Au 1er mars 1821, à l’ouverture de la seconde session des cortès, le monarque, assis sur son trône, jouait la parade obligée. Il débitait le discours dont ses ministres venaient de lui remettre la minute. Cependant le manuscrit était achevé, et le roi parlait encore ; il parlait, et un long murmure d’étonnement circulait dans l’auditoire, et les ministres, pâles de colère, entendaient le prince les accuser de n’avoir pas protégé contre les outrages des factions la royauté et la constitution dont elle était partie intégrante.
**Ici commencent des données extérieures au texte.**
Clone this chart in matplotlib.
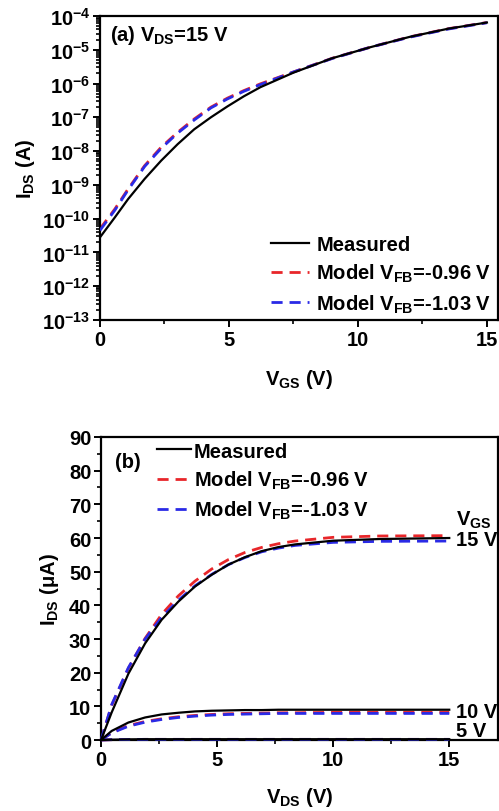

Offenser en face des hommes pour lesquels leur injure allait devenir un gage de réconciliation et de popularité, était un acte plus téméraire que courageux. La majorité des cortès se sentit frappée dans ses chefs de 1812, et l’on vit se fractionner un parti qu’il était important de maintenir compacte contre la faction militaire des démagogues de 1820. Les clubs conférèrent une prompte adoption aux ministres qu’ils attaquaient naguère avec violence, et ceux-ci acceptèrent ce rôle d’amnistiés auquel les partis attachent des obligations si honteuses. Le congrès, semblant calquer sa délibération sur celle de l’assemblée législative, après le renvoi du ministère girondin, déclara que le cabinet congédié emportait la confiance de la nation, et se refusa à désigner d’autres hommes à la couronne, ainsi qu’elle le réclamait en gage de ses dispositions.

Du sein de cette crise long-temps prolongée, sortit cependant ce second ministère constitutionnel dont le souvenir est un titre d’honneur pour l’Espagne et pour ses membres[1]. La plupart d’entre eux acceptèrent le pouvoir comme une charge, sans en avoir fait jusqu’alors le but de leur

  1. Il fut d’abord composé de don Eusebio Bardaxi, don Ramon Feliu, don Vicente Cano Manuel, don Antonio Barata, don Francisco de Paula Escudero et du général Moreno y Daoïx. Plus tard, à la suite des évènemens d’Andalousie et de la formation des juntes insurrectionnelles, le roi dut accepter la démission de plusieurs ministres dont les portefeuilles furent tenus provisoirement. Sitôt que la fin de la législature le lui permit, il appela au conseil Martinez de la Rosa, Gareli, Moscoso et Bodeja, dont la majorité avait souvent suivi les directions calmes et honorables. Néanmoins, malgré divers remaniemens de personnes, le système continua sans interruption, et l’on doit faire remonter au 1er mars 1821 l’établissement du ministère de résistance en Espagne. Ce cabinet ne succomba qu’à la fatale crise du 7 juillet, après seize mois d’une existence orageuse.